ROHM Semiconductor has launched the TSC3PAK, a new package for SiC MOSFETs that delivers heat dissipation performance comparable to conventional TO-247-4L through-hole packages while being fully compatible with automated surface-mount assembly. Mass production started this month.
Through-hole SiC packages like the TO-247 dissipate heat well but require manual mounting, can’t support pick-and-place automation, and have a taller profile that limits board density. Surface-mount alternatives have existed but typically traded away heat dissipation to get there. ROHM’s TSC3PAK (14.00 × 18.58 × 3.50 mm) uses a top-side heat dissipation structure—the heat spreader faces up rather than down toward the PCB—to achieve comparable thermal performance to TO-247 in a surface-mount footprint.
The package incorporates ROHM’s proprietary groove structure to achieve a 6.66 mm creepage distance, supporting AC peak voltages up to 1,200 V in a Pollution Degree 2 environment. That voltage rating matters for OBC and electric compressor applications, where the 800 V battery systems increasingly common in EVs push voltage requirements well past what conventional 650 V or 900 V packages can safely handle. The devices inside use ROHM’s 4th Generation SiC MOSFETs, which the company says deliver low on-resistance and high-speed switching to reduce switching losses in power conversion stages.
Automotive applications include onboard chargers and electric compressors.
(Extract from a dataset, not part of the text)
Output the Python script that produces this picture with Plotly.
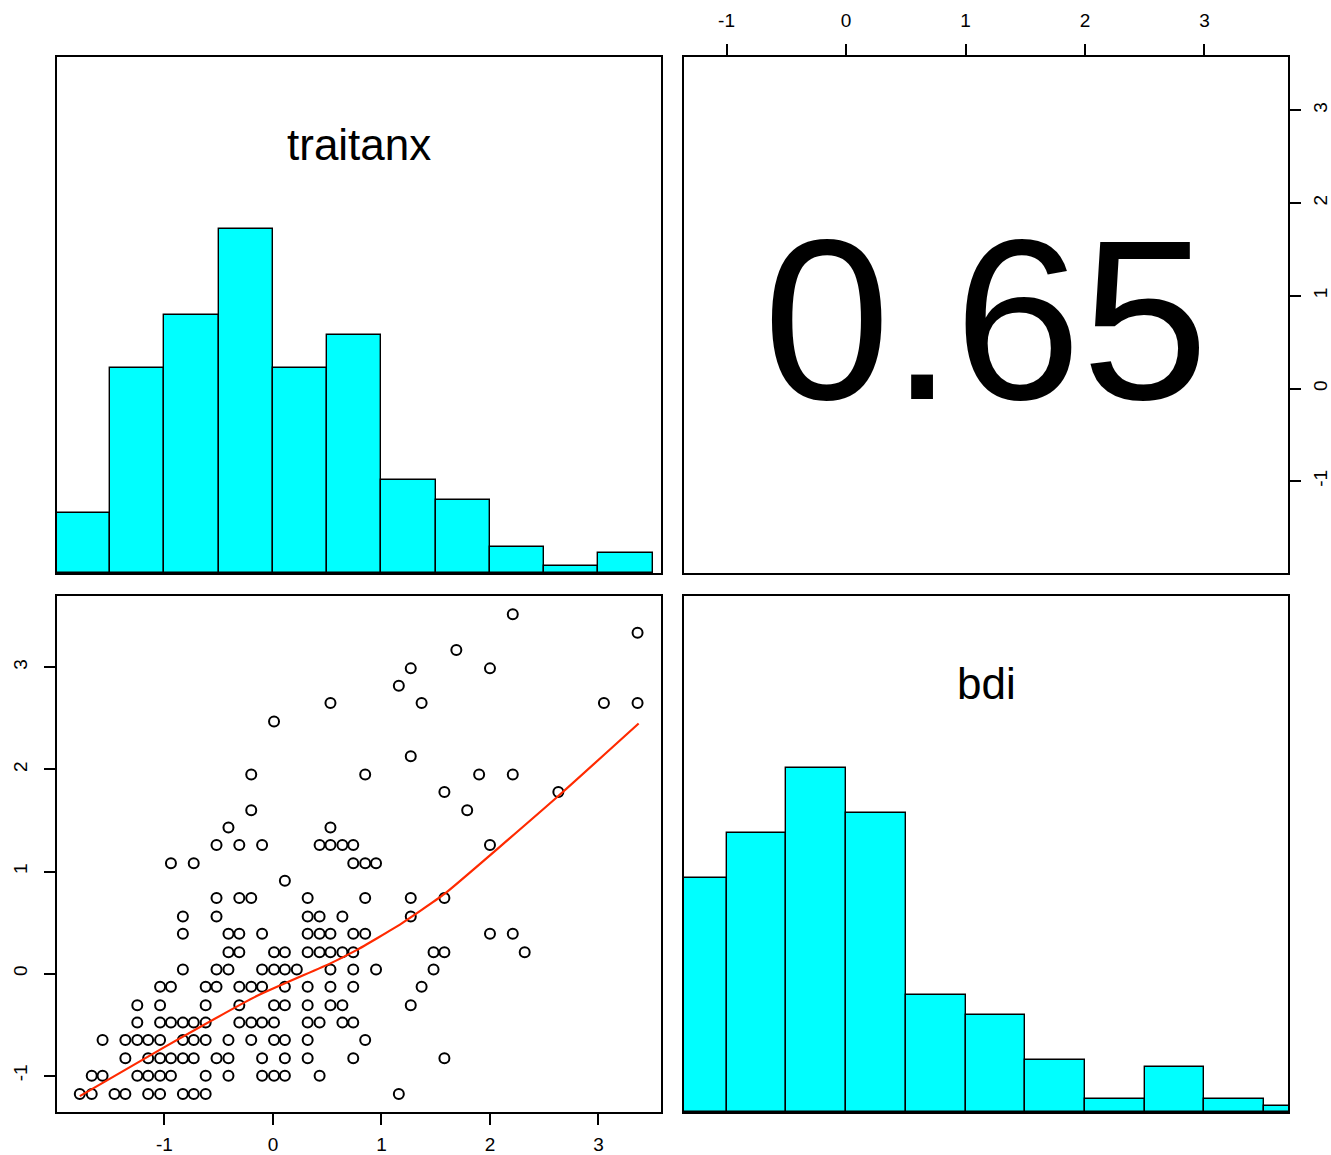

Industrial applications include PV inverters and server power supplies.
Taiwan-based SINBON Electronics has developed a European-standard EV charging product portfolio for the European market, including Type 2 AC charging cables, CCS2 DC charging cables, CCS2 liquid-cooled charging cables and CCS2 charging inlets.
Included in the portfolio is an upgraded lightweight CCS2 DC charging cable designed to enhance user convenience and ergonomic design while maintaining high power output and compliance with European safety standards.
SINBON has also partnered with Swobbee, a European battery-swapping infrastructure platform and Taiwanese hydrogen technology firm Nexcellent Energy to develop an integrated urban energy solution encompassing battery swapping and hydrogen refueling.
Swobbee provides battery swapping services for micro-mobility vehicles, while Nexcellent Energy specializes in hydrogen technology R&D.